Python Basics for Data Science and Machine Learning: Part 1

In the initial stage of learning Data Science and Machine Learning, the first question that comes to our mind is, Which programming language should I know as a Data Scientist? or What's the best programming language for machine learning? The Internet is flooded with these questions. But frankly, there is nothing like the "best programming language" in any computer science field. It all depends upon the task that we are targeting. But considering the tasks in the Machine Learning and Data Science domain, Python is the most preferred programming language. But have we ever thought why?

The reason is that a larger community in these domains prefers Python over all other languages. We can easily find the solutions to various road blockers while developing machine learning solutions.

Key takeaways from this blog 

After going through this blog, we will be able to understand the following things:

  1. What is Python?
  2. What are the various data types in Python?
  3. What are expressions and variables in Python?
  4. What is a String, and what operations can we perform on strings?

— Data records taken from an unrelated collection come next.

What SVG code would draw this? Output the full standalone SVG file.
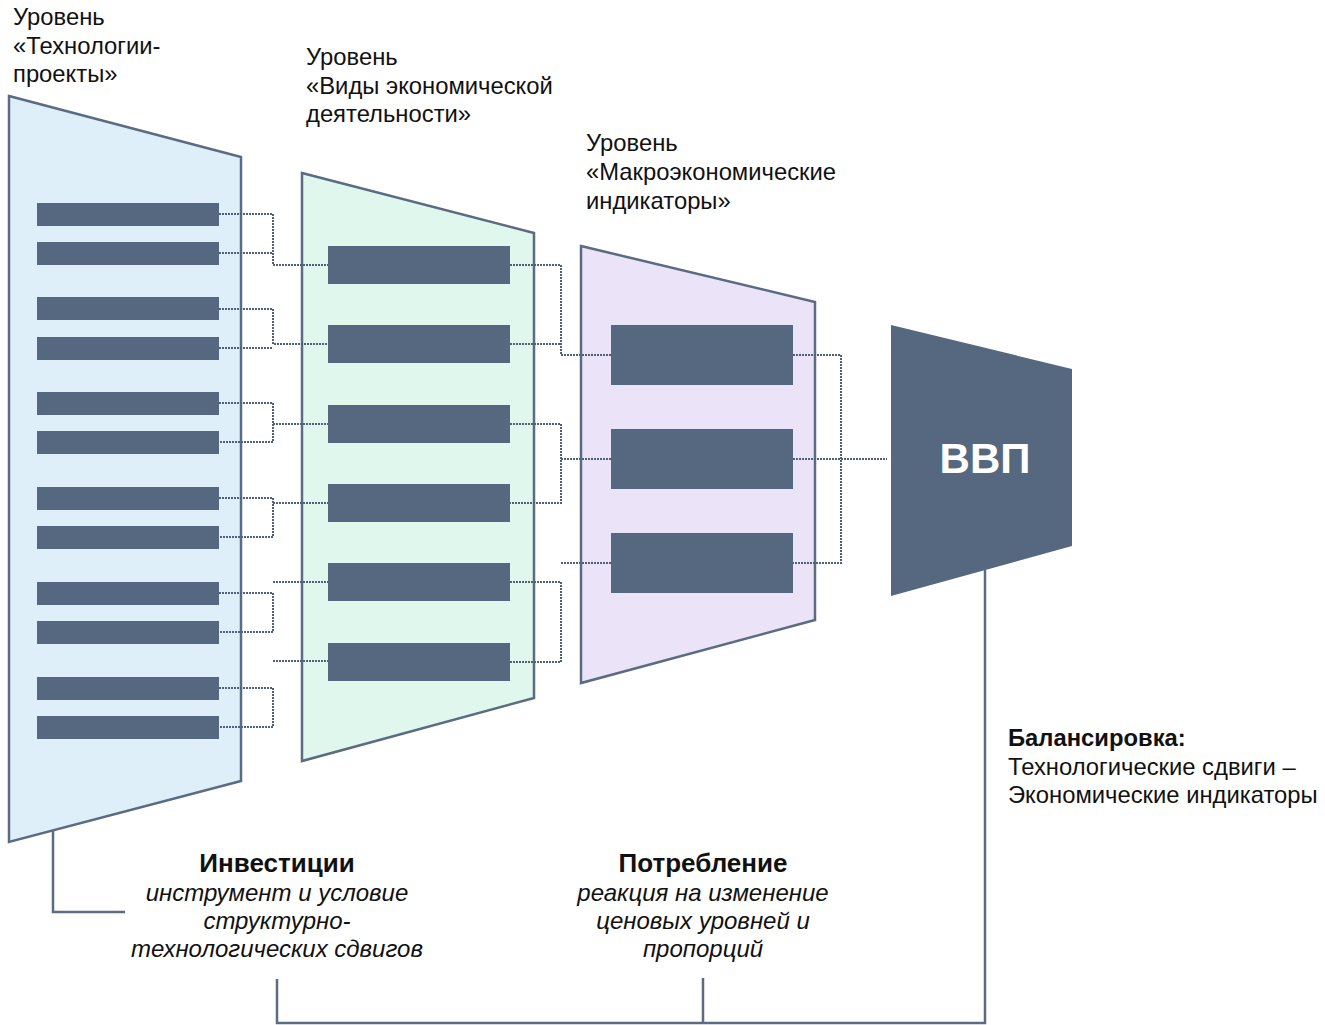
<svg xmlns="http://www.w3.org/2000/svg" width="1325" height="1025" viewBox="0 0 1325 1025">
<style>
.trap{stroke:#5b6b82;stroke-width:2.5;stroke-linejoin:miter}
.bar{fill:#56687f}
.dot{fill:none;stroke:#4f6178;stroke-width:2;stroke-dasharray:2 1}
.solid{fill:none;stroke:#5b6b82;stroke-width:2.5}
.lbl{font-family:"Liberation Sans",Arial,sans-serif;font-size:23.8px;fill:#111}
.hd{font-family:"Liberation Sans",Arial,sans-serif;font-size:26px;font-weight:bold;fill:#111}
.it{font-family:"Liberation Sans",Arial,sans-serif;font-size:24px;font-style:italic;fill:#111}
</style>
<rect width="1325" height="1025" fill="#fff"/>
<g id="level1">
<polygon class="trap" points="9,96 241,157 241,781 9,842" fill="#dfeffa"/>
<rect class="bar" x="37" y="203" width="182" height="23"/>
<rect class="bar" x="37" y="242" width="182" height="23"/>
<rect class="bar" x="37" y="297" width="182" height="23"/>
<rect class="bar" x="37" y="337" width="182" height="23"/>
<rect class="bar" x="37" y="392" width="182" height="23"/>
<rect class="bar" x="37" y="431" width="182" height="23"/>
<rect class="bar" x="37" y="487" width="182" height="23"/>
<rect class="bar" x="37" y="526" width="182" height="23"/>
<rect class="bar" x="37" y="582" width="182" height="23"/>
<rect class="bar" x="37" y="621" width="182" height="23"/>
<rect class="bar" x="37" y="677" width="182" height="23"/>
<rect class="bar" x="37" y="716" width="182" height="23"/>
<text class="lbl" x="13" y="25">Уровень</text>
<text class="lbl" x="13" y="54">«Технологии-</text>
<text class="lbl" x="13" y="82">проекты»</text>
</g>
<g id="level2">
<polygon class="trap" points="302,173 534,233 534,698 302,761" fill="#e0f7ee"/>
<rect class="bar" x="328" y="246" width="182" height="38"/>
<rect class="bar" x="328" y="325" width="182" height="38"/>
<rect class="bar" x="328" y="405" width="182" height="38"/>
<rect class="bar" x="328" y="484" width="182" height="38"/>
<rect class="bar" x="328" y="563" width="182" height="38"/>
<rect class="bar" x="328" y="643" width="182" height="38"/>
<text class="lbl" x="306" y="65">Уровень</text>
<text class="lbl" x="306" y="94">«Виды экономической</text>
<text class="lbl" x="306" y="122">деятельности»</text>
</g>
<g id="level3">
<polygon class="trap" points="581,246 815,302 815,620 581,683" fill="#ebe3f7"/>
<rect class="bar" x="611" y="325" width="182" height="60"/>
<rect class="bar" x="611" y="429" width="182" height="60"/>
<rect class="bar" x="611" y="533" width="182" height="60"/>
<text class="lbl" x="586" y="151">Уровень</text>
<text class="lbl" x="586" y="180">«Макроэкономические</text>
<text class="lbl" x="586" y="209">индикаторы»</text>
</g>
<g id="gdp">
<polygon points="891,325 1072,369 1072,546 891,596" fill="#56687f"/>
<text x="985" y="473" text-anchor="middle" font-family="Liberation Sans,Arial,sans-serif" font-size="42" font-weight="bold" fill="#fff">ВВП</text>
</g>
<g id="connectors">
<path class="dot" d="M219,214H273V265H328M219,253H273"/>
<path class="dot" d="M219,309H273V344H328M219,348H273"/>
<path class="dot" d="M219,403H273V442H219M273,424H328"/>
<path class="dot" d="M219,498H273V537H219M273,503H328"/>
<path class="dot" d="M219,593H273V632H219M273,582H328"/>
<path class="dot" d="M219,688H273V727H219M273,661H328"/>
<path class="dot" d="M510,265H561V355H611M510,344H561"/>
<path class="dot" d="M510,424H561V503H510M561,459H611"/>
<path class="dot" d="M510,582H561V662H510M561,563H611"/>
<path class="dot" d="M793,355H841V563H793M793,459H887"/>
<path class="solid" d="M53,830V912H125"/>
<path class="solid" d="M985,570V1023H277V979"/>
<path class="solid" d="M703,978V1023"/>
</g>
<g id="notes">
<text class="hd" x="277" y="872" text-anchor="middle">Инвестиции</text>
<text class="it" x="277" y="901" text-anchor="middle">инструмент и условие</text>
<text class="it" x="277" y="929" text-anchor="middle">структурно-</text>
<text class="it" x="277" y="957" text-anchor="middle">технологических сдвигов</text>
<text class="hd" x="703" y="872" text-anchor="middle">Потребление</text>
<text class="it" x="703" y="901" text-anchor="middle">реакция на изменение</text>
<text class="it" x="703" y="929" text-anchor="middle">ценовых уровней и</text>
<text class="it" x="703" y="957" text-anchor="middle">пропорций</text>
<text class="lbl" x="1008" y="746" font-weight="bold">Балансировка:</text>
<text class="lbl" x="1008" y="775">Технологические сдвиги –</text>
<text class="lbl" x="1008" y="803">Экономические индикаторы</text>
</g>
</svg>
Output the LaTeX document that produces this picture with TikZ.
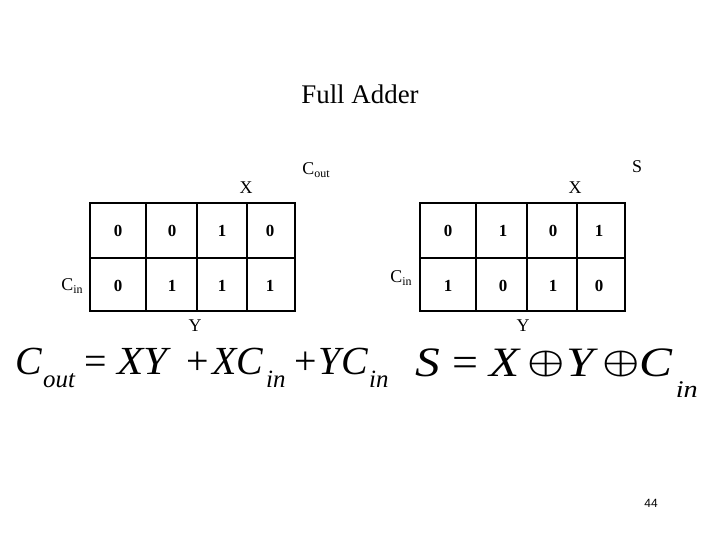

Let's start our journey towards knowing the fundamental concepts of Python.

What is Python?

Python is an object-oriented high-level computer programming language that works across multiple platforms like Windows, Linux, Mac, or even on raspberry-pi devices. This language was developed in the 1980s and first released in 1991. It can be used for various tasks, mainly

  • Artificial Intelligence development
  • Software development
  • Web development
  • System scripting

Our article will mainly focus on the basics required for developing machine learning and data science applications.

What are data types in Python?

In Python, data types are classes, and every value belongs to any particular data type. In this language, everything is an object. Objects of the data type classes are known as variables. Some popular data types in Python are:

Python Numbers

There are three forms of data types in the category of python numbers, Integers, floating numbers, and complex numbers. In Python 2.x, there is another data type named "long" to store longer integer values, but this has been removed from Python 3.x.

Integers

The first data type is integer and is represented using "int". In Python 3.x, we don't have any upper limit on the values of integers. It depends upon our system's memory. The more the system's memory, the higher the integer value can go. We can use inbuilt Python functions "type()" or "isinstance()" to know about the data type of any value or variable. For example:

>>> a = 10
>>> type(a)
<class 'int'>

>>> type(10)
<class 'int'>

>>> isinstance(10, int)
True

>>> isinstance(7.11, int)
False

The isinstance function is used to check whether any value or variable is an integer or not and accordingly throws output as True or False.

Floating Numbers

We represent floating-point numbers as "float" and the difference between float and int is that float can take values between two integers. Decimal points are used as a characteristic to identify float values. Scientific notations can also be used if the number of digits appearing after the decimal is very high. The character "e" or "E" followed by any positive or negative integer is used to specify the scientific notation.

>>> a = 10.0
>>> type(a)
<class 'float'>

>>> b = 7.11
>>> type(b)
<class 'float'>

>>> isinstance(a, float)
True

>>> isinstance(a, int)
False

### Scientific Notation example
>>> 7.11e11
711000000000.0

The maximum value for any floating-point number can be approximately 1.8 x 10³⁰⁸. Python treats numbers beyond that as infinity.

>>> 1.79e308
1.79e+308

>>> 1.8e308
inf

Complex Numbers

Complex numbers are represented using their real component and the imaginary component along with the letter "j".

>>> a = 7 + 11j
>>> type(a)
<class 'complex'>

Strings

In Python, we represent a sequence of characters as strings, denoted by "str". Boundaries of any string data type are defined by either a single quote or a double quote.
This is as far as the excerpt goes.